With an array of issues covered during the former Foreign and Home Secretary’s 45-minute lecture, the latest in the Vice Chancellor’s Public Policy Lecture series, the Labour Government’s decisions to go to war in Iraq and Afghanistan and his appointment as Foreign Secretary were just a few of the subjects Mr Straw addressed.
One of the anecdotes Jack Straw told the audience related to his departure from the Home Office.
He said: “When I decided to stand down as Home Secretary in 2001, I talked with John Prescott, who was then heading the Department for Environment, Transport and the Regions. We were in favour of swapping jobs, so I wrote a memorandum to Tony Blair.
“I then got a call on Election Day summoning all cabinet ministers to Downing Street at 11am the next day.
“After driving through the night from Blackburn, Tony saw me the next day and said he wasn’t going to give me Prescott’s job, so I thought ‘whatever’s coming next?’

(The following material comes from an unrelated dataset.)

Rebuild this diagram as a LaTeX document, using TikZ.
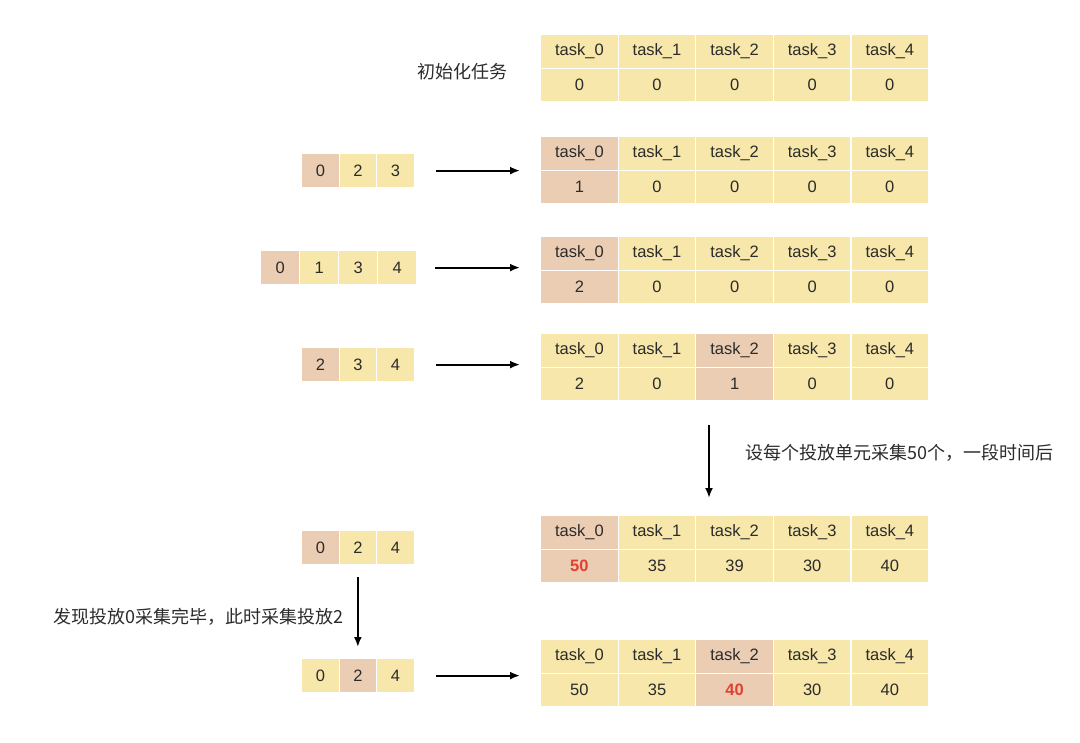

“He made me Foreign Secretary instead so I took a gasp and there was a brief expletive. He said ‘don’t you want the job’? I said of course I wanted the job, but I was completely taken aback.”
The Blackburn MP, who also served as Leader of the House of Commons, conducted a Q&A session at the end of the lecture.
He answered questions about the Gulf and Falklands Wars, revealed his thoughts on the impact social media has had on traditional media and on democracy, and spoke about what he’ll miss when retiring from front-line politics at the 2015 general election.
Mr Straw added: “I will miss the comradeship and the ability to directly influence things. For example, if you know how to operate the system, even if you’re in the opposition, and you think there’s something wrong and it needs to be changed, you can start a campaign on it.”
Commenting on the visit and lecture, Vice Chancellor Bill Rammell, said:
“Jack Straw’s commitment to parliament and to parliamentary democracy has been unquestionable. I know of no other minister who has gained such respect as a parliamentarian, from right across the political divide. He has made a massive contribution to British politics.”
Lined up to give Public Policy Lectures early next year are broadcaster, barrister and Labour peer Baroness Helena Kennedy on January 27 and Eric Pickles MP, Secretary of State for Communities and Local Government, On February 5.